While a capacitor structure of the type illustrated in FIG. 4 represents what is probably the cheapest way to incorporate a capacitor within an integrated circuit, capacitors formed in this way do suffer from certain disadvantages. In particular, they tend to have a large V.sub.cc (voltage coefficient of capacitance) because a depletion layer (that widens with applied voltage) forms in the polysilicon, causing the capacitance to decrease with applied voltage. This is illustrated in FIG. 5 where curve 55 shows the effects of applied voltage (both positive and negative) on a capacitor of this type (i.e. MiP or metal-insulator-poly, the silicide layer being a metal in terms of its electrical behavior). This is a serious drawback in circuits such A-D and D-A converters, for example.

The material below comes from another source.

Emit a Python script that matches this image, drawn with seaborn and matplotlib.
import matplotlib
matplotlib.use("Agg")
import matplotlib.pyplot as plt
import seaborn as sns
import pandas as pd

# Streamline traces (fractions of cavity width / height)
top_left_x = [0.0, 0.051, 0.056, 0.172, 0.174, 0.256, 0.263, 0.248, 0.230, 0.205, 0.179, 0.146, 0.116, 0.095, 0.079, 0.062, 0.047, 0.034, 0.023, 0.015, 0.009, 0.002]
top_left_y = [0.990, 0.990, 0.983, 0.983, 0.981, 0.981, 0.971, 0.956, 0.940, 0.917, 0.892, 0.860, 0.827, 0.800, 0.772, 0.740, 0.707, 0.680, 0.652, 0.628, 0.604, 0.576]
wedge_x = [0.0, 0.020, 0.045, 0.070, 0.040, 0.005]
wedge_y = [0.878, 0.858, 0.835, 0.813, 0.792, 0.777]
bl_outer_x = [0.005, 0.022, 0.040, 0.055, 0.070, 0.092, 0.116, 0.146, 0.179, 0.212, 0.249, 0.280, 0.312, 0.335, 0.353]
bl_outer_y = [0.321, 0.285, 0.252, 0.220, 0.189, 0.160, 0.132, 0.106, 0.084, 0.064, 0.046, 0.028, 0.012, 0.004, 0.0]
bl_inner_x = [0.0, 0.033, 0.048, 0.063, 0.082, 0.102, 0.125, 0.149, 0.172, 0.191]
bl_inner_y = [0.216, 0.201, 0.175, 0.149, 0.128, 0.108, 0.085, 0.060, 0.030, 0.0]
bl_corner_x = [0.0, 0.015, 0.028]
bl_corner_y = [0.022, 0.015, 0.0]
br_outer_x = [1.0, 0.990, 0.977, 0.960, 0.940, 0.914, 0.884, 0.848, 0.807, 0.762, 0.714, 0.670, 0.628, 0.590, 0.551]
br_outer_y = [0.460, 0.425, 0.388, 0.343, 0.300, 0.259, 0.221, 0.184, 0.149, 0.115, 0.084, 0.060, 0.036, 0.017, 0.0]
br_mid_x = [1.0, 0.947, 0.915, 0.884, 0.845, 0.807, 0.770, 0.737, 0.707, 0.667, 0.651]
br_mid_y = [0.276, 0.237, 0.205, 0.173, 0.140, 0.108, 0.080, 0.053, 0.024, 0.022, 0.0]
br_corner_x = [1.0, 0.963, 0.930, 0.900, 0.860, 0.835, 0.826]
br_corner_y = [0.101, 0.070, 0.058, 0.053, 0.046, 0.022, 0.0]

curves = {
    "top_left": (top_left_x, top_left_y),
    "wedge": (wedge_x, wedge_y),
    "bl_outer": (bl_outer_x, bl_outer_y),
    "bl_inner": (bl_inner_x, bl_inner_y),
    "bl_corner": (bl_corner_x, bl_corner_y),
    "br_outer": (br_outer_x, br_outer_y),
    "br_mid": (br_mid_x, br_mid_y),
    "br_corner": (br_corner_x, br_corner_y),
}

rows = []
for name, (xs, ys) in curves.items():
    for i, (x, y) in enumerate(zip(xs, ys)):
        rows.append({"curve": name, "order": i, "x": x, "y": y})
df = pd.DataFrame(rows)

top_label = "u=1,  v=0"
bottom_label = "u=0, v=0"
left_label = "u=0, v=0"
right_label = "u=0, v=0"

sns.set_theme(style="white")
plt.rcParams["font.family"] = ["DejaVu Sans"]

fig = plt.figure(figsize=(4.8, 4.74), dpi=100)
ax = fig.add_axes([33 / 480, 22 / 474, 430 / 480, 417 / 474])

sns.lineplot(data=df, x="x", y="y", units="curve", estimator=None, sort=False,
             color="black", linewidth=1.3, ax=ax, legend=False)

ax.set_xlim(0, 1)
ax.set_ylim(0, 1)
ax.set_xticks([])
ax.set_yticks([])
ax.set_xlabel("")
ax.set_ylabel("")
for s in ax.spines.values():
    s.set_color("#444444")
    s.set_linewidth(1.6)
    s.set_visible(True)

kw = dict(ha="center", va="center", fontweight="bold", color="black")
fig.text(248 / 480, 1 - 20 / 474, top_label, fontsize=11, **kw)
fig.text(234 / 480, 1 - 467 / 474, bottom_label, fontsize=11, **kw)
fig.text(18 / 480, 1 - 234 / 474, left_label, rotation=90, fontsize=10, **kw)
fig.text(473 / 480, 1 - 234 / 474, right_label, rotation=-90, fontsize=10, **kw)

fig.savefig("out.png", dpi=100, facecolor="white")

A number of variations on the above capacitor structure have been described in the prior art. For example, Paterson et al. (U.S. Pat. No. 5,108,941 April 1992) describe a capacitor having a polysilicon lower electrode and a metallic (titanium/tungsten) upper electrode. Radosevitch et al. (U.S. Pat. No. 5,576,240 November 1996) describe a capacitor having a lower electrode of titanium nitride on polysilicon and an upper electrode of aluminum.

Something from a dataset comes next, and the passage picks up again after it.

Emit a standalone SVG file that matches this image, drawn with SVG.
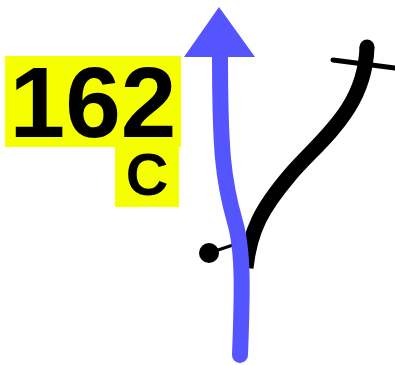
<svg xmlns="http://www.w3.org/2000/svg" width="395" height="365" viewBox="0 0 395 365">
<style>
.lbl{font-family:"Liberation Sans",Arial,sans-serif;font-weight:bold;fill:#000}
.box{fill:#f5ff00}
</style>
<rect width="395" height="365" fill="#fff"/>
<g id="connectors">
<path d="M367,47 C365,110 320,140 290,175 C262,208 250,230 246,268" fill="none" stroke="#000" stroke-width="15"/>
<circle cx="367" cy="47" r="7.5" fill="#000"/>
<line x1="333" y1="60" x2="395" y2="68" stroke="#000" stroke-width="5" stroke-linecap="round"/>
<line x1="209" y1="253" x2="236" y2="244" stroke="#000" stroke-width="3"/>
<circle cx="209" cy="253" r="10" fill="#000"/>
<path d="M220,55 C220,150 223,180 235,222 C244,252 242,300 240,355" fill="none" stroke="#5555ff" stroke-width="16" stroke-linecap="round"/>
<polygon points="219,7 184,57 255,57" fill="#5555ff"/>
</g>
<g id="label-162">
<rect class="box" x="5" y="56" width="176" height="91"/>
<text class="lbl" x="93" y="137" font-size="100" text-anchor="middle">162</text>
</g>
<g id="label-c">
<rect class="box" x="115" y="147" width="64" height="60"/>
<text class="lbl" x="147" y="195" font-size="59" text-anchor="middle">C</text>
</g>
</svg>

Kaya et al. (U.S. Pat. No. 5,130,267 July 1992) disclose a capacitor having a lower electrode of polysilicon and an upper electrode of titanium nitride or titanium tungsten. A feature of the invention is that the top plate is split. Mihara et al. (U.S. Pat. No. 5,466,629) teach a structure having a ferroelectric dielectric and a variety of materials for the end plates.
Sandhu et al. (U.S. Pat. No. 5,506,166 April 1996) show a storage cell capacitor having a lower electrode of titanium silicide while an oxidation resistant conductive material, such as a refractory metal, a conductive metal oxide, or a metal nitride, forms the upper electrode. McDonald (U.S. Pat. No. 5,037,772 August 1991) describes a capacitor having having upper and lower electrodes of polysilicon. The capacitor described by Hsu et al. (U.S. Pat. No. 5,338,701 August 1994) is a polycide to polysilicon device.

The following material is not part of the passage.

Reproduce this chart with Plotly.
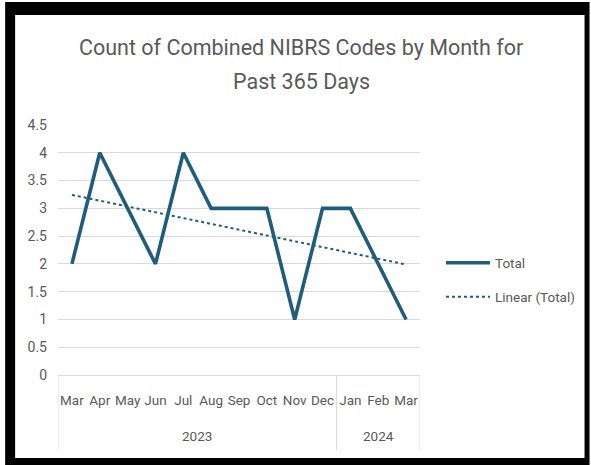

Hsu et al. (U.S. Pat. No. 5,554,558 September 1996) also describe a polycide to polysilicon device while Paterson (U.S. Pat. No. 4,697,330 October 1987) teaches a polysilicon to polysilicon structure. Finally, Tigelaar et al. (U.S. Pat. No. 4,971,924 November 1990) disclose a metal to polysilicon capacitor.
Thus, there does not appear to be any teaching in the prior art concerning the fabrication of a polycide to polycide capacitor, particularly as part of a process for the manufacture of an integrated circuit.